1970s

The year 21 March 1978 to 20 March 1979 was designated as International Anti-Apartheid Year by the UN General Assembly. In Britain the AAM brought together 40 organisations in a broad-based co-ordinating committee to organise events during the year. As a UN member the British government supported the initiative and Foreign Secretary David Owen spoke at a public meeting in January 1979.

This leaflet was distributed during the May 1979 British general election campaign. It asked AAM supporters to raise the issues of an arms embargo and sanctions against South Africa, Zimbabwe and Namibia with prospective candidates. The election was won by the Conservative Party. The new Prime Minister, Margaret Thatcher, opposed sanctions and almost any form of anti-apartheid action throughout the 1980s.

Report of a UN Seminar held in London on South Africa’s nuclear capacity in February 1979.  The report presented evidence of how US and Western European technology had helped the apartheid government develop a nuclear bomb. The seminar was organised with the support of the UN Centre against Apartheid.

The Katumba Brothers, 16-year-old Benchard and 19-year-old Leavit, were sentenced to death in 1979 by the illegal government headed by Bishop Abel Muzorewa. They were convicted of ‘carrying arms of war’. This poster was produced by the Zimbabwe Emergency Campaign Committee, set up by the AAM, to ask the British government to intervene to stop the hangings.

ANC women picketed South Africa House to demand freedom for all women political prisoners on 7 March 1979, the eve of International Women's Day. They also called for the release of Solomon Mahlangu. In the photo are former political prisoner Dulcie September and ANC Women’s Section members Ramnie Dinat and Teresa Nannan.

Southampton AA Group supporters delivered a giant Barclays cheque to the local Barclays branch on 4 April 1979. The cheque was made payable ‘for bribery and corruption by the South African Government’ and signed ‘Connie Muldergate’. South African Information Minister Connie Mulder was forced to resign because he established a government slush fund to promote South Africa’s image overseas.

Protesters gathered outside South Africa House for three days before the execution of Solomon Mahlangu on 6 April 1979. This protest took place on 3 April. Solomon Mahlangu was a young ANC freedom fighter sentenced to death in March 1978 for his involvement in a gun battle with police in which two men died. The judge accepted that he had not fired the fatal shots. He was hanged in spite of a huge international campaign. The UN Security Council and the governments of the UK and all the other major other Western European countries appealed to the South African government for clemency. US President Jimmy Carter also intervened. 

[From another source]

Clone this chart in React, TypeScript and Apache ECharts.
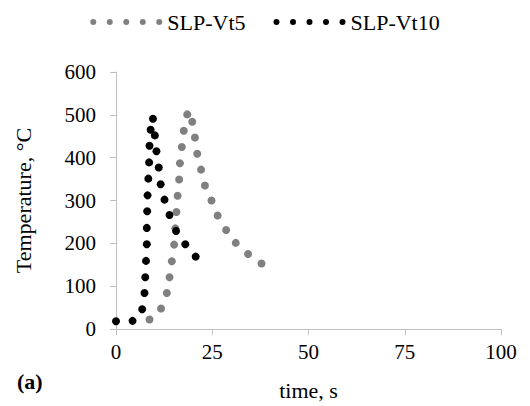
import React, { useEffect, useRef } from "react";
import * as echarts from "echarts";

const vt5Time = [8.7, 11.7, 13.2, 13.9, 14.5, 15.1, 15.4, 15.7, 16.0, 16.4, 16.6, 17.1, 17.6, 18.5, 19.8, 20.5, 21.1, 22.1, 23.1, 24.8, 26.4, 28.6, 31.1, 34.3, 37.8];
const vt5Temp = [22, 48, 84, 121, 158, 197, 235, 273, 311, 349, 387, 425, 463, 501, 484, 447, 409, 372, 335, 300, 265, 231, 201, 175, 153];
const vt10Time = [0, 4.3, 6.8, 7.4, 7.6, 7.8, 8.0, 8.0, 8.1, 8.2, 8.4, 8.6, 8.7, 9.0, 9.6, 10.1, 10.5, 11.1, 11.6, 12.6, 13.9, 15.6, 18.0, 20.7];
const vt10Temp = [18, 19, 46, 84, 121, 159, 198, 236, 275, 312, 351, 389, 428, 465, 491, 452, 415, 377, 338, 302, 266, 229, 198, 169];
const seriesNames = ["SLP-Vt5", "SLP-Vt10"];
const xTicks = [0, 25, 50, 75, 100];
const yTicks = [0, 100, 200, 300, 400, 500, 600];

const dotsIcon =
  "path://" +
  [0, 16.5, 33, 49.5, 66]
    .map((x) => `M${x},3a3,3 0 1,0 6,0a3,3 0 1,0 -6,0Z`)
    .join(" ");

export default function App() {
  const ref = useRef<HTMLDivElement>(null);
  useEffect(() => {
    if (!ref.current) return;
    const chart = echarts.init(ref.current, null, { renderer: "svg" });
    const font = "'Liberation Serif', 'Times New Roman', serif";
    const axisLine = { lineStyle: { color: "#bfbfbf", width: 1 } };
    chart.setOption({
      animation: false,
      backgroundColor: "#ffffff",
      textStyle: { fontFamily: font },
      legend: {
        top: 6,
        left: "center",
        itemGap: 28,
        itemWidth: 72,
        itemHeight: 6,
        textStyle: { fontFamily: font, fontSize: 22, color: "#000" },
        data: [
          { name: seriesNames[0], icon: dotsIcon },
          { name: seriesNames[1], icon: dotsIcon },
        ],
      },
      grid: { left: 116, right: 29, top: 72, bottom: 76 },
      xAxis: {
        type: "value",
        min: xTicks[0],
        max: xTicks[xTicks.length - 1],
        interval: 25,
        name: "time, s",
        nameLocation: "middle",
        nameGap: 50,
        nameTextStyle: { fontFamily: font, fontSize: 22, color: "#000" },
        axisLine: { show: true, ...axisLine },
        axisTick: { show: true, length: 6, lineStyle: { color: "#bfbfbf" } },
        axisLabel: { fontFamily: font, fontSize: 21, color: "#000", margin: 12 },
        splitLine: { show: false },
      },
      yAxis: {
        type: "value",
        min: yTicks[0],
        max: yTicks[yTicks.length - 1],
        interval: 100,
        name: "Temperature, °C",
        nameLocation: "middle",
        nameGap: 82,
        nameTextStyle: { fontFamily: font, fontSize: 22, color: "#000" },
        axisLine: { show: true, ...axisLine },
        axisTick: { show: true, length: 6, lineStyle: { color: "#bfbfbf" } },
        axisLabel: { fontFamily: font, fontSize: 21, color: "#000", margin: 20 },
        splitLine: { show: false },
      },
      graphic: [
        {
          type: "text",
          left: 17,
          top: 370,
          style: { text: "(a)", fontFamily: font, fontSize: 22, fontWeight: "bold", fill: "#000" },
        },
      ],
      series: [
        {
          name: seriesNames[0],
          type: "scatter",
          symbol: "circle",
          symbolSize: 8,
          itemStyle: { color: "#808080", opacity: 1 },
          data: vt5Time.map((t, i) => [t, vt5Temp[i]]),
        },
        {
          name: seriesNames[1],
          type: "scatter",
          symbol: "circle",
          symbolSize: 8,
          itemStyle: { color: "#000000", opacity: 1 },
          data: vt10Time.map((t, i) => [t, vt10Temp[i]]),
        },
      ],
    });
    return () => chart.dispose();
  }, []);
  return (
    <div
      ref={ref}
      style={{ position: "fixed", left: 0, top: 0, width: 530, height: 406 }}
    />
  );
}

Hundreds of people kept an all-night vigil at South Africa House in London before the execution of Solomon Mahlangu on 6 April 1979. In Scotland AAM supporters picketed the South African consulate in Glasgow. Solomon Mahlangu was hanged in spite of a huge international campaign. The UN Security Council and the governments of the UK and all the other major Western European countries appealed to the South African government for clemency. US President Jimmy Carter also intervened.